From 1997 to 2001, Karl H. Müller was head of the Departments of Political Science and Sociology at the Institute for Advanced Studies (IHS) in Vienna. Currently. Until 2014 he was head of WISDOM, Austria’s infra-structural centre for the social sciences and President of the Heinz von Foerster Society. Now he is Director of The Steinbeis Transfer Center New Cybernetics , Vienna, Austria and Professor at the University of Ljubljana, Slovenia
His main research interests range from issues in complex modeling within the social sciences and from interdisciplinary analyses of innovation processes in science, technology and economy to the history and the current potential of inter- and transdisciplinary research, to the frontiers of second order cybernetics and radical constructivism or to the newly emerging risk-potentials for contemporary societies in general.

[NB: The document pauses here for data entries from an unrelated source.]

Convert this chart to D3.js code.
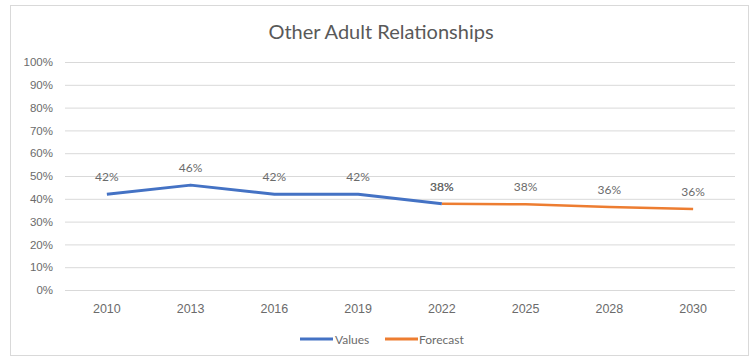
<!DOCTYPE html>
<html><head><meta charset="utf-8">
<script src="https://cdn.jsdelivr.net/npm/d3@7"></script>
<style>body{margin:0;background:#fff;}svg{display:block;font-family:Lato,"Open Sans",sans-serif;}</style>
</head><body><svg id="c" width="756" height="358"></svg>
<script>
const categories = ["2010","2013","2016","2019","2022","2025","2028","2030"];
const valuesSeries = [0.42,0.46,0.42,0.42,0.378,null,null,null];
const forecastSeries = [null,null,null,null,0.378,0.376,0.364,0.355];
const yTicks = [0,0.1,0.2,0.3,0.4,0.5,0.6,0.7,0.8,0.9,1.0];
const title = "Other Adult Relationships";
const legendLabels = ["Values","Forecast"];
const colors = ["#4472C4","#ED7D31"];

const svg = d3.select("#c");
svg.append("rect").attr("x",10.5).attr("y",5.5).attr("width",738).attr("height",350)
  .attr("fill","#fff").attr("stroke","#d9d9d9");
const x = d3.scaleBand().domain(categories).range([65,735]);
const y = d3.scaleLinear().domain([0,1]).range([290,62]);
const cx = c => x(c)+x.bandwidth()/2;

svg.append("text").attr("x",381).attr("y",39).attr("text-anchor","middle")
  .attr("font-size",20).attr("fill","#595959").text(title);

const ya = svg.append("g").attr("transform","translate(65,0)")
  .call(d3.axisLeft(y).tickValues(yTicks).tickFormat(d3.format(".0%")).tickSize(-670).tickPadding(12));
ya.select(".domain").remove();
ya.selectAll("line").attr("stroke","#d9d9d9");
ya.selectAll("text").attr("fill","#6b6b6b").attr("font-size",11.5);

const xa = svg.append("g").attr("transform","translate(0,290)")
  .call(d3.axisBottom(x).tickSize(0).tickPadding(14));
xa.select(".domain").remove();
xa.selectAll("text").attr("fill","#6b6b6b").attr("font-size",12.5);

const series = [valuesSeries, forecastSeries];
series.forEach((s,i)=>{
  const pts = categories.map((c,j)=>({c,v:s[j]})).filter(d=>d.v!=null);
  svg.append("path").datum(pts)
    .attr("d", d3.line().x(d=>cx(d.c)).y(d=>y(d.v)))
    .attr("fill","none").attr("stroke",colors[i]).attr("stroke-width", i===0?3:2.5)
    .attr("stroke-linejoin","round");
  svg.selectAll(null).data(pts).enter().append("text")
    .attr("x",d=>cx(d.c)).attr("y",d=>y(d.v)-13)
    .attr("text-anchor","middle").attr("font-size",12).attr("fill","#6b6b6b")
    .text(d=>d3.format(".0%")(d.v));
});

const lg = svg.append("g");
[[300,335],[385,419]].forEach((p,i)=>{
  lg.append("line").attr("x1",p[0]).attr("x2",p[0]+33).attr("y1",339).attr("y2",339)
    .attr("stroke",colors[i]).attr("stroke-width",3);
  lg.append("text").attr("x",p[1]).attr("y",343.5).attr("font-size",12).attr("fill","#6b6b6b").text(legendLabels[i]);
});
</script></body></html>
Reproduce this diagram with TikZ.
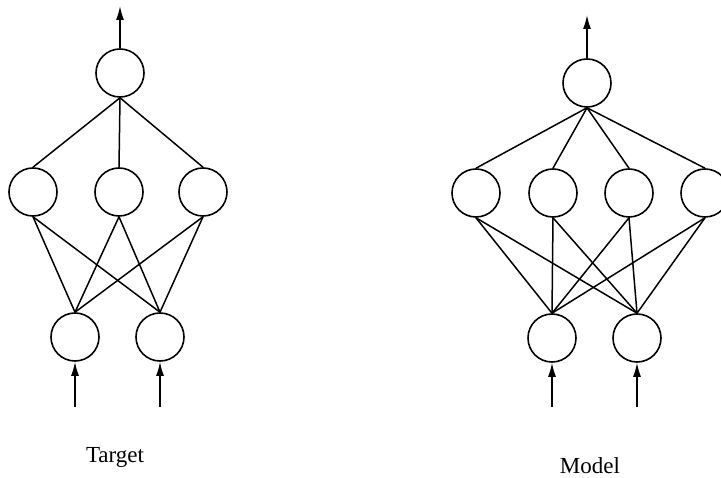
\documentclass[tikz,border=0pt]{standalone}
\usepackage{fontspec}
\setmainfont{Liberation Serif}
\usetikzlibrary{arrows.meta}
\begin{document}
\begin{tikzpicture}[x=1pt,y=-1pt,
  neuron/.style={circle,draw,line width=1.6pt,minimum size=48pt,inner sep=0pt},
  link/.style={line width=1.5pt},
  sig/.style={line width=1.5pt,-{Latex[length=14pt,width=8pt]}},
  lbl/.style={font=\fontsize{23}{27}\selectfont}]
\useasboundingbox (0,0) rectangle (721,478);
% Target network
\node[neuron] (to) at (120,73) {};
\node[neuron] (th1) at (33,192) {};
\node[neuron] (th2) at (119,192) {};
\node[neuron] (th3) at (203,192) {};
\node[neuron] (ti1) at (75,337) {};
\node[neuron] (ti2) at (160,337) {};
\coordinate (tout) at (120,6);
\coordinate (tin1) at (75,407);
\coordinate (tin2) at (160,407);
\draw[sig] (to.north) -- (tout);
\draw[sig] (tin1) -- (ti1.south);
\draw[sig] (tin2) -- (ti2.south);
\foreach \h in {th1,th2,th3}{
  \draw[link] (to.south) -- (\h.north);
  \draw[link] (\h.south) -- (ti1.north);
  \draw[link] (\h.south) -- (ti2.north);
}
\node[lbl] (tlab) at (115,457) {Target};
% Model network
\node[neuron] (mo) at (587,83) {};
\node[neuron] (mh1) at (476,193) {};
\node[neuron] (mh2) at (553,193) {};
\node[neuron] (mh3) at (629,193) {};
\node[neuron] (mh4) at (705,193) {};
\node[neuron] (mi1) at (552,338) {};
\node[neuron] (mi2) at (637,338) {};
\coordinate (mout) at (587,15);
\coordinate (min1) at (552,407);
\coordinate (min2) at (637,407);
\draw[sig] (mo.north) -- (mout);
\draw[sig] (min1) -- (mi1.south);
\draw[sig] (min2) -- (mi2.south);
\foreach \h in {mh1,mh2,mh3,mh4}{
  \draw[link] (mo.south) -- (\h.north);
  \draw[link] (\h.south) -- (mi1.north);
  \draw[link] (\h.south) -- (mi2.north);
}
\node[lbl] (mlab) at (590,466) {Model};
\end{tikzpicture}
\end{document}
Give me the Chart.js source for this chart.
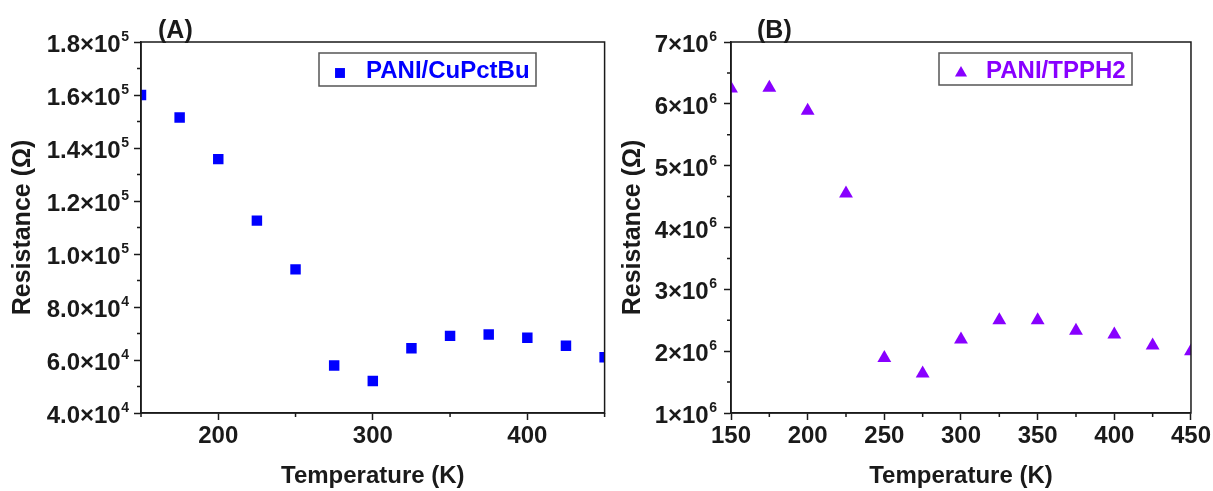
<!DOCTYPE html>
<html>
<head>
<meta charset="utf-8">
<script src="https://cdn.jsdelivr.net/npm/chart.js@4.4.0/dist/chart.umd.min.js"></script>
<style>
  html, body { margin: 0; padding: 0; background: #fff; }
  body { width: 1213px; height: 491px; position: relative; overflow: hidden; }
  .panel { position: absolute; top: 0; height: 491px; }
  #boxA { left: 0; width: 612px; }
  #boxB { left: 606px; width: 607px; }
</style>
</head>
<body>
<div class="panel" id="boxA"><canvas id="chartA"></canvas></div>
<div class="panel" id="boxB"><canvas id="chartB"></canvas></div>
<script>
// temperatures (K) shared by both samples
const temps = [150, 175, 200, 225, 250, 275, 300, 325, 350, 375, 400, 425, 450];
// resistance (ohm)
const cuPctBu = [160000, 151500, 135800, 112600, 94200, 57900, 52100, 64400, 69100, 69600, 68400, 65400, 61000];
const tpph2 = [6.25e6, 6.26e6, 5.89e6, 4.55e6, 1.89e6, 1.64e6, 2.19e6, 2.50e6, 2.50e6, 2.33e6, 2.27e6, 2.09e6, 2.00e6];

const FONT = "'Liberation Sans', Arial, sans-serif";
const INK = '#1a1a1a';

// split a value into mantissa text and exponent, e.g. 180000 -> ['1.8×10', '5']
function sciParts(v, digits) {
  const exp = Math.floor(Math.log10(v) + 1e-9);
  const mant = (v / Math.pow(10, exp)).toFixed(digits);
  return [mant + '×10', String(exp)];
}

// short ticks between the labelled ones, y labels with raised exponents,
// frame, legend box and panel letter
const decor = {
  id: 'decor',
  afterDraw(chart, args, opts) {
    const ctx = chart.ctx;
    const a = chart.chartArea;
    const xs = chart.scales.x, ys = chart.scales.y;
    ctx.save();
    ctx.strokeStyle = INK;
    ctx.lineWidth = 1.5;
    ctx.strokeRect(a.left, a.top, a.right - a.left, a.bottom - a.top);

    ctx.beginPath();
    xs.ticks.forEach(t => {
      if (opts.xMajor(t.value)) return;
      const px = xs.getPixelForValue(t.value);
      ctx.moveTo(px, a.bottom);
      ctx.lineTo(px, a.bottom + 4);
    });
    ys.ticks.forEach(t => {
      if (opts.yMajor(t.value)) return;
      const py = ys.getPixelForValue(t.value);
      ctx.moveTo(a.left, py);
      ctx.lineTo(a.left - 4, py);
    });
    ctx.stroke();

    // y tick labels
    ctx.fillStyle = INK;
    ctx.textAlign = 'right';
    ctx.textBaseline = 'alphabetic';
    const right = a.left - opts.labelGap;
    ys.ticks.forEach(t => {
      if (!opts.yMajor(t.value)) return;
      const py = ys.getPixelForValue(t.value);
      const [mant, exp] = sciParts(t.value, opts.digits);
      ctx.font = 'bold 14px ' + FONT;
      const ew = ctx.measureText(exp).width;
      ctx.fillText(exp, right, py - 1);
      ctx.font = 'bold 24px ' + FONT;
      ctx.fillText(mant, right - ew - 0.5, py + 10);
    });

    // legend
    const lg = opts.legend;
    const ds = chart.data.datasets[0];
    ctx.strokeStyle = '#555';
    ctx.lineWidth = 1.5;
    ctx.strokeRect(lg.x, lg.y, lg.w, lg.h);
    ctx.fillStyle = ds.backgroundColor;
    Chart.helpers.drawPoint(ctx, { pointStyle: ds.pointStyle, radius: lg.r, rotation: 0, borderWidth: 0 }, lg.mx, lg.y + 20);
    ctx.font = 'bold 24px ' + FONT;
    ctx.textAlign = 'left';
    ctx.fillText(ds.label, lg.tx, lg.y + 25);

    // panel letter
    ctx.fillStyle = INK;
    ctx.font = 'bold 25px ' + FONT;
    ctx.textBaseline = 'middle';
    ctx.fillText(opts.letter, opts.letterX, 31);
    ctx.restore();
  }
};

function panel(id, cfg) {
  return new Chart(document.getElementById(id), {
    type: 'scatter',
    data: {
      datasets: [{
        label: cfg.label,
        data: temps.map((t, i) => ({ x: t, y: cfg.values[i] })),
        pointStyle: cfg.pointStyle,
        pointRadius: cfg.radius,
        backgroundColor: cfg.color,
        borderColor: cfg.color,
        borderWidth: 0
      }]
    },
    options: {
      responsive: true,
      maintainAspectRatio: false,
      animation: false,
      events: [],
      layout: { padding: { left: 0, top: 42, right: cfg.padRight, bottom: 0 } },
      plugins: {
        legend: { display: false },
        tooltip: { enabled: false },
        decor: cfg.decor
      },
      scales: {
        x: {
          type: 'linear',
          min: 150, max: 450,
          afterFit: s => { s.height = 78; },
          border: { color: INK, width: 1.5 },
          grid: {
            drawOnChartArea: false,
            tickLength: 7,
            tickWidth: 1.5,
            tickColor: c => cfg.decor.xMajor(c.tick.value) ? INK : 'rgba(0,0,0,0)'
          },
          ticks: {
            stepSize: cfg.xStep,
            padding: 2,
            color: INK,
            maxRotation: 0,
            autoSkip: false,
            font: { family: FONT, size: 24, weight: 'bold' },
            callback: v => cfg.decor.xMajor(v) && cfg.xLabelled(v) ? String(v) : ''
          },
          title: {
            display: true,
            text: 'Temperature (K)',
            color: INK,
            padding: { top: 0, bottom: 0 },
            font: { family: FONT, size: 24, weight: 'bold' }
          }
        },
        y: {
          min: cfg.yMin, max: cfg.yMax,
          afterFit: s => { s.width = cfg.yWidth; },
          border: { color: INK, width: 1.5 },
          grid: {
            drawOnChartArea: false,
            tickLength: 7,
            tickWidth: 1.5,
            tickColor: c => cfg.decor.yMajor(c.tick.value) ? INK : 'rgba(0,0,0,0)'
          },
          ticks: {
            stepSize: cfg.yStep,
            autoSkip: false,
            callback: () => ''
          },
          title: {
            display: true,
            text: 'Resistance (Ω)',
            color: INK,
            padding: { top: cfg.titlePad, bottom: 0 },
            font: { family: FONT, size: 25, weight: 'bold' }
          }
        }
      }
    },
    plugins: [decor]
  });
}

panel('chartA', {
  label: 'PANI/CuPctBu',
  values: cuPctBu,
  pointStyle: 'rect',
  radius: 7.4,
  color: '#0000ff',
  padRight: 3,
  yWidth: 141,
  titlePad: 8,
  xStep: 50,
  yMin: 40000, yMax: 180000, yStep: 10000,
  xLabelled: v => v !== 450,
  decor: {
    xMajor: v => v % 100 === 0,
    yMajor: v => Math.round(v) % 20000 === 0,
    digits: 1, labelGap: 12,
    letter: '(A)', letterX: 158,
    legend: { x: 319, y: 53, w: 217, h: 33, r: 7, mx: 340, tx: 366 }
  }
});

panel('chartB', {
  label: 'PANI/TPPH2',
  values: tpph2,
  pointStyle: 'triangle',
  radius: 8,
  color: '#8800ff',
  padRight: 20,
  yWidth: 125,
  titlePad: 12,
  xStep: 25,
  yMin: 1e6, yMax: 7e6, yStep: 5e5,
  xLabelled: v => true,
  decor: {
    xMajor: v => v % 50 === 0,
    yMajor: v => Math.round(v) % 1000000 === 0,
    digits: 0, labelGap: 14,
    letter: '(B)', letterX: 151,
    legend: { x: 333, y: 53, w: 193, h: 32, r: 7, mx: 355, tx: 380 }
  }
});
</script>
</body>
</html>
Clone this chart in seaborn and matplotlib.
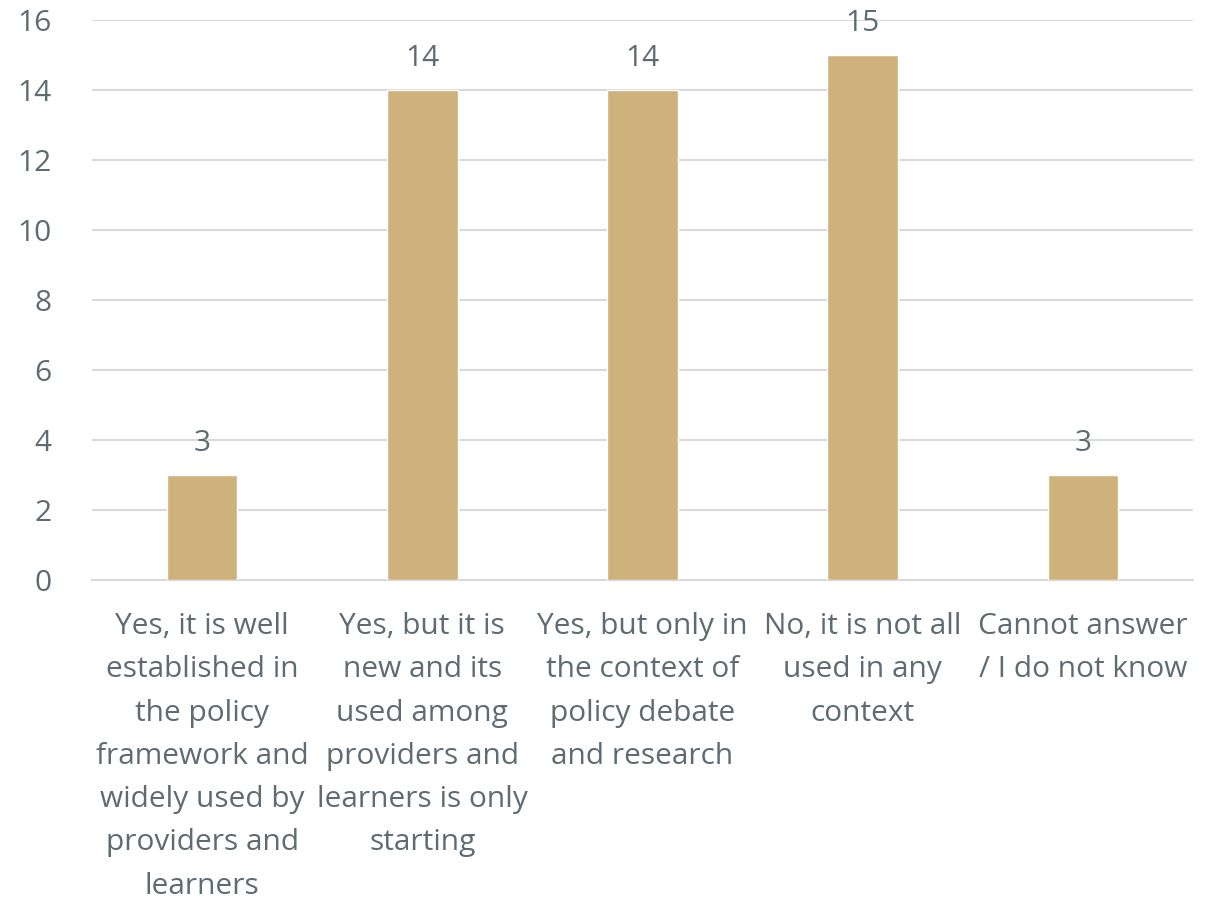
import matplotlib
matplotlib.use("Agg")
import matplotlib.pyplot as plt
import seaborn as sns
import pandas as pd

categories = [
    "Yes, it is well\nestablished in\nthe policy\nframework and\nwidely used by\nproviders and\nlearners",
    "Yes, but it is\nnew and its\nused among\nproviders and\nlearners is only\nstarting",
    "Yes, but only in\nthe context of\npolicy debate\nand research",
    "No, it is not all\nused in any\ncontext",
    "Cannot answer\n/ I do not know",
]
counts = [3, 14, 14, 15, 3]
y_ticks = [0, 2, 4, 6, 8, 10, 12, 14, 16]

bar_color = "#CFB17B"
text_color = "#5F6B73"
grid_color = "#D9D9D9"

sns.set_theme(style="white")
plt.rcParams["font.family"] = ["Open Sans", "DejaVu Sans"]

df = pd.DataFrame({"category": categories, "count": counts})

fig = plt.figure(figsize=(12.14, 9.0), dpi=100)
ax = fig.add_axes([92 / 1214, 1 - 580 / 900, (1193 - 92) / 1214, 560 / 900])

sns.barplot(data=df, x="category", y="count", color=bar_color, width=0.32,
            saturation=1, ax=ax, zorder=3)

ax.set_xlim(-0.5, 4.5)
ax.set_ylim(0, 16)
ax.set_yticks(y_ticks)
ax.yaxis.grid(True, color=grid_color, linewidth=1.5, zorder=0)
ax.set_axisbelow(True)
for side in ["top", "right", "left"]:
    ax.spines[side].set_visible(False)
ax.spines["bottom"].set_color(grid_color)
ax.spines["bottom"].set_linewidth(1.5)

ax.set_xlabel("")
ax.set_ylabel("")
ax.tick_params(axis="both", length=0, labelsize=21.5, colors=text_color)
ax.tick_params(axis="y", pad=29)
ax.tick_params(axis="x", pad=23)
for lbl in ax.get_xticklabels():
    lbl.set_linespacing(1.65)

for container in ax.containers:
    ax.bar_label(container, labels=[str(v) for v in counts], padding=12,
                 fontsize=21.5, color=text_color)

fig.savefig("out.png", dpi=100, facecolor="white")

His recent publications reflect these various interests, namely Market Expansion and Knowledge Integration. Double Movements within Modernity (Frankfurt:Campus-Verlag 1999), Socio-Economic Models and Societal Complexity. Intermediation & Design (Marburg:Metropolis-Verlag 1998), Advancing Socio-Economics (together with J. Rogers Hollingsworth and Ellen Jane Hollingsworth) (Lanham: Rowman&Littlefield 2002), An Unfinished Revolution? Heinz von Foerster and the Biological Computer Laboratory 1958 – 1976 (Wien:edition echoraum 2007) (together with Albert Müller), Gordon Pask, Philosopher Mechanic. An Introduction to the Cybernetician’s Cyberrnetician (Wien:edition echoraum 2007)(together with Ranulph Glanville), The New Science of Cybernetics. The Evolution of Living Research Designs. Vol. I. Methodology (Wien:edition echoraum 2008), Modern RISC-Societies. Towards a New Paradigm for Societal Evolution (Wien:edition echoraum)(together with Ivan Svetlik et al.) and The New Science of Cybernetics. The Evolution of Living Research Designs. Vol. II. Theory (Wien:edition echoraum 2011).
Under the heading of new cybernetics the lecture will present a new approach to cybernetics which differs wildly from old cybernetics as it was developed between the 1940s and the 1960s or even second-order cybernetics as an observer-dependent form of doing science differently. The lecture will focus on three inter-related Copernican revolutions or inversions which become the differentia specifica of new cybernetics.
The first inversion for new cybernetics lies in the domain or in the level of analysis which is introduced as second-order domain or level. This second-order domain is reached whenever re-entry operations on normal or first-order science building blocks are undertaken: These re-entry operations can be performed with outputs from first-order science like in tests of tests, causal relations of causal relations, explanations of explanations, etc. or with inputs of first-order science like in theories of theories, models of models, generative mechanisms of generative mechanisms, etc.
For the second inversion a separation between exo-science – science from without – and endo-science – science from within - can be developed. It can be shown that Science I was predominantly organized as exo-science whereas a drift is currently underway towards various forms of endo-science. Endo-science places the observer as participant player within the domain under investigation and creates, thus, an endo-sphere or an endo-field which differs significantly from the traditional exo-spheres.
Finally, the lecture will briefly discuss the new target values associated with the two previous Copernican inversions. It will be shown that objectivity and inter-subjectivity – the two target values for Science I – can and must be substituted by intersubjective reproducibility as new target value. Intersubjective reproducibility becomes the consequence of doing science from within and from the active role of observers as explicit of research processes.